Метод, который я сам предпочитаю, можно проиллюстрировать образом противоположным – он подобен путешественникам, разъезжающим по разным странам. Возникает возможность использовать разные стили и разные голоса, разные романные формы. Невыгоды такого положения очевидны. Мы не создаем узнаваемого личного стиля. Наши произведения могут сбить с толку своей разбросанностью, несвязностью – представляются бьющимися в поисках, но не в похвальном смысле, а совсем наоборот. И мы никак не можем избежать сравнения с муравьем и стрекозой. Я слышал высказывания в том духе, что неспособность овладеть узнаваемым стилем (то есть поддающимся пародированию) эквивалентна моральной трусости, отсутствию литературной серьезности. Может, оно и так; только я не думаю, что такая уж большая трусость (а безграничное честолюбие – это ведь совсем другое дело) кроется в попытке овладеть разными стилями. И эта работа уж точно не из самых легких.
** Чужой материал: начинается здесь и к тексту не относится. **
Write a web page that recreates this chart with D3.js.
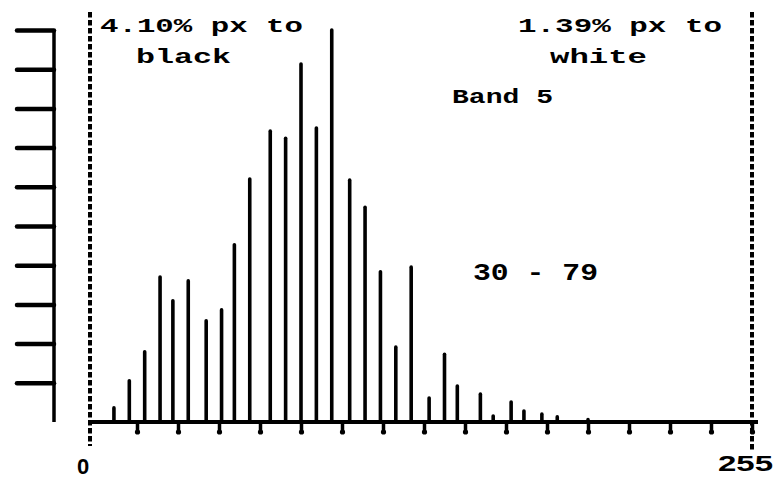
<!DOCTYPE html>
<html>
<head>
<meta charset="utf-8">
<script src="https://cdn.jsdelivr.net/npm/d3@7"></script>
<style>
  html, body { margin: 0; padding: 0; background: #fff; }
  svg { display: block; }
  text { font-family: "Liberation Mono", "DejaVu Sans Mono", monospace; fill: #000; }
</style>
</head>
<body>
<svg id="chart" width="775" height="479"></svg>
<script>
// Gray level (0-255) of each histogram spike
const levels = [7, 13, 19, 25, 30, 36, 43, 49, 54, 60, 68, 74, 80, 86, 92, 99, 105, 111, 117, 123, 130, 136, 141, 150, 155, 162, 167, 174, 180, 192];
// Relative frequency of each spike (axis units 0-10)
const counts = [0.36, 1.05, 1.79, 3.70, 3.09, 3.60, 2.58, 2.86, 4.52, 6.20, 7.42, 7.24, 9.13, 7.50, 10.0, 6.17, 5.48, 3.83, 1.91, 3.95, 0.61, 1.73, 0.92, 0.71, 0.15, 0.51, 0.28, 0.20, 0.13, 0.06];
const xTicks = [16, 32, 48, 64, 80, 96, 112, 128, 144, 160, 176, 192, 208, 224, 240, 256];
const yTicks = [1, 2, 3, 4, 5, 6, 7, 8, 9, 10];
const xEndLabels = ["0", "255"];
const leftNote = ["4.10% px to", "black"];
const rightNote = ["1.39% px to", "white"];
const bandLabel = "Band 5";
const rangeLabel = "30 - 79";

const svg = d3.select("#chart");
const x = d3.scaleLinear().domain([0, 256]).range([96, 752]);
const y = d3.scaleLinear().domain([0, 10]).range([422, 30]);

// Left y axis (ticks pointing left)
const yAxis = svg.append("g")
  .attr("transform", "translate(54,0)")
  .call(d3.axisLeft(y).tickValues(yTicks).tickSize(37).tickSizeOuter(0).tickFormat(""));
yAxis.select(".domain").attr("stroke", "#000").attr("stroke-width", 3.5).attr("d", `M0,${y(10)}V${y(0)}`);
yAxis.selectAll(".tick line").attr("stroke", "#000").attr("stroke-width", 4.5).attr("stroke-linecap", "round");

// Dashed boundary lines
[[90, 12, 446], [752, 12, 450]].forEach(([px, y1, y2]) => {
  svg.append("line").attr("x1", px).attr("x2", px).attr("y1", y1).attr("y2", y2)
    .attr("stroke", "#000").attr("stroke-width", 4)
    .attr("stroke-dasharray", "5.5,2.5");
});

// Spikes
svg.append("g").selectAll("line").data(levels).join("line")
  .attr("x1", d => x(d)).attr("x2", d => x(d))
  .attr("y1", y(0)).attr("y2", (d, i) => y(counts[i]))
  .attr("stroke", "#000").attr("stroke-width", 3.6).attr("stroke-linecap", "round");

// X axis (baseline + ticks below)
const xAxis = svg.append("g")
  .attr("transform", `translate(0,${y(0)})`)
  .call(d3.axisBottom(x).tickValues(xTicks).tickSize(10).tickSizeOuter(0).tickFormat(""));
xAxis.select(".domain").attr("stroke", "#000").attr("stroke-width", 4).attr("d", "M90,0H758");
xAxis.selectAll(".tick line").attr("stroke", "#000").attr("stroke-width", 3.5).attr("stroke-linecap", "round");
xAxis.selectAll(".tick").append("circle").attr("cy", 10).attr("r", 2.6).attr("fill", "#000");

// End labels
svg.append("text").attr("x", 83).attr("y", 474).attr("text-anchor", "middle")
  .style("font-family", "'Liberation Sans', Arial, sans-serif")
  .attr("font-size", 22).attr("font-weight", "bold").text(xEndLabels[0]);
svg.append("text").attr("x", 718).attr("y", 471)
  .style("font-family", "'Liberation Sans', Arial, sans-serif")
  .attr("font-size", 22).attr("font-weight", "bold")
  .attr("textLength", 55).attr("lengthAdjust", "spacingAndGlyphs").text(xEndLabels[1]);

// Annotations
function note(str, px, py, w, fs) {
  svg.append("text").attr("x", px).attr("y", py)
    .attr("font-size", fs).attr("font-weight", "bold")
    .attr("textLength", w).attr("lengthAdjust", "spacingAndGlyphs").text(str);
}
note(leftNote[0], 100, 32, 203, 21);
note(leftNote[1], 136, 63, 95, 21);
note(rightNote[0], 518, 32, 204, 21);
note(rightNote[1], 550, 63, 97, 21);
note(bandLabel, 452, 103, 101, 21);
note(rangeLabel, 473, 280, 125, 24);
</script>
</body>
</html>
Обсуждаемая проблема – одна из наиболее насущных для находящихся в боевой готовности писателей наших дней; и основной фактор, определяющий, какой путь писатель изберет, – это до какой степени владеет им (или ею) наваждение (то есть желание писать) и какую его (или ее) наваждение принимает форму. Сам я полагаю, что всякий писатель находится во власти наваждения, так что на самом деле главное здесь – форма: отдается ли предпочтение самому акту писания или выражению какого-то чувства или собственного понимания жизни. Что касается меня, то я испытываю колоссальное наслаждение от реального процесса писания и не могу даже подумать ни о чем более приятном, чем изучение этого процесса во всех его возможных вариантах. Возникает вероятность, что то, что я пишу, может показаться серией заметок путешественника о его поисках наслаждений. Мое наваждение – это новые (для меня самого) миры писательства, а не укрепление когда-то уже выбранных старых. Спешу добавить, что я вовсе не настаиваю на моем отрицании противоположного принципа настолько, чтобы стремиться запретить ему следовать всем, кроме таких гениев, как Кафка. В действительности я хочу всего лишь предложить не более чем гипотезу: если я прав и роман теснее связан с реалистическим описанием жизненного опыта, чем все другие литературные формы, тогда не обязательно атаковать один и тот же объект с помощью всегда одного и того же оружия, и можно кое-что сказать в пользу другого вооружения и иной стратегии, или, иными словами, можно и не слишком хорошо помнить Кафку и ему подобных.
По правде говоря, все, чего я добиваюсь, – это чтобы сохранялась возможность свободного выбора, чтобы не приходилось наблюдать, как будущие писатели загоняют себя в творческий (правильнее сказать – подражательский) процесс, в результате которого они надеются застолбить себе небольшой участок, а потом отстаивать его всю свою жизнь. Чем дальше, тем больше человеческая свобода живет в человеческом искусстве, и мы не можем допустить – единственное, чего мы никогда не должны допустить, – чтобы нам извне навязывали художественные методы и цели. В конечном счете именно это, возможно, и есть та глубочайшая и парадоксальнейшая мораль, которая кроется в преследующей нашу память кафкианской тьме.